Looking back at recent years with all the big men the team has introduced this is a performance that out did the likes of Shawn Marion (14 points 14 rebounds 2 blocks in 35 minutes), Jake Tsakalidis (0pts, 2rebs, 1blk in 4min), Jake Voskuhl (8pts 7rebs 1blk in 16min), Amare Stoudemire (10pts 6rebs 0blks in 20min), Boris Diaw (7pts 4rebs 1blk in 24 min), and Shaquille O'Neal (15pts 9rebs 2blks in 29min). All of those former Suns big men opened up their career with average debuts and losses, expect for Big Jake, who was a part of a win off the bench.

Plumlee outscored, out-rebounded, out-blocked, out-hustled, and overall out-performed every Suns big man over the past 15 years.

His energy and effort sparked the team and led to a 30 point out-burst in the first quarter.

Eric Bledsoe was not to be out done in his debut. The shiny new engine that was brought in to drive the Suns on both ends of the floor came out slow, but closed the game strong. His attacking style led to four trips to the free-throw line for easy points to help close out the game, something the team did not have last season. For the game Bledsoe finished with 22 points 6 assists 7 rebounds and one steal in 39 minutes.

Of the primary point guards in the franchise history, Kevin Johnson, Jason Kidd, Steve Nash, Stephon Marbury, and now Goran Dragic, this was the most impressive.

Both Dragic and Nash had initial debuts and rebirth debuts for the Suns, for them, let's focus on the former. In Nash's case he debuted with a win and 12 points 4 assists and 2 steals. It was the first game on his way to an MVP season. Dragic came in the second time with a tough loss and 17 points 8 assists and 3 steals. They each had an impact early.

Kidd (6pts 9asts 7rebs 3stls in 20min) came in mid-season, like Johnson (4pts 5asts 1stl in 25min), and they had average debuts.

Only Marbury had a clean slate for his first impression with the team. His 14pts 10asts 1stl in 33min did not lead to a win, or a long tenure, but was arguably the most impressive debut for a point guard with the Suns in the last 23 years.
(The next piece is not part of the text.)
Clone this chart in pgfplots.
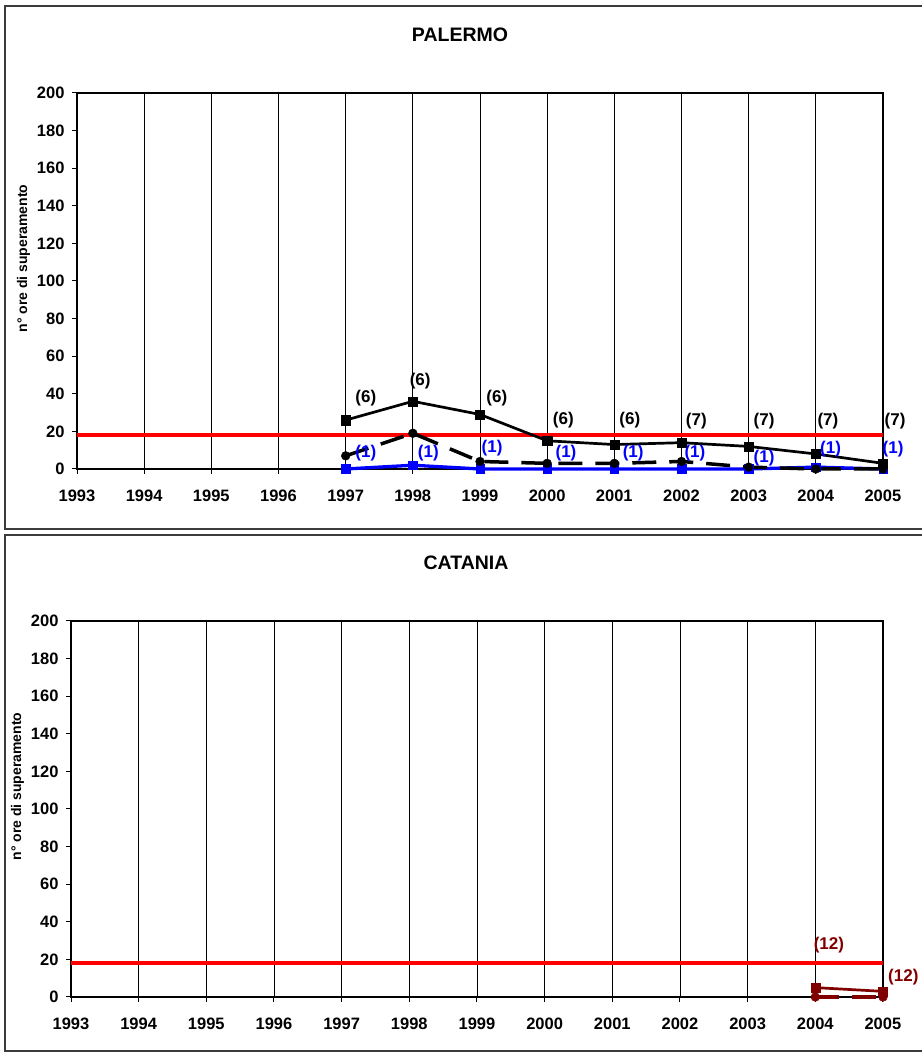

Who would have knew that the the recipe for the 2013-2014 Suns to be successful was to have the single most exciting debut for a big man and a point guard. These are both players that were hand picked by McDonough to be a part of the future of the team with their athleticism and skill. They each brought the energy and intensity that was required to win, in a vacuum, and going forward if they find consistency, this Suns team could be a pleasant surprise.

This season will be patched together by great, albeit surprising, performances from individuals. Who had the better overall debut?

The answer is deeper than an individual performance. The best rookie performance was a collection of Plumlee inside, Bledsoe on the perimeter, McDonough in the front office, Hornacek on the sideline, and -- even more-so important and worth talking about -- the culture that is now emanating throughout the arena after just one game.

The Suns are exciting again, no matter the wins and losses, they are just simply exciting thanks to a collection of promising debuts.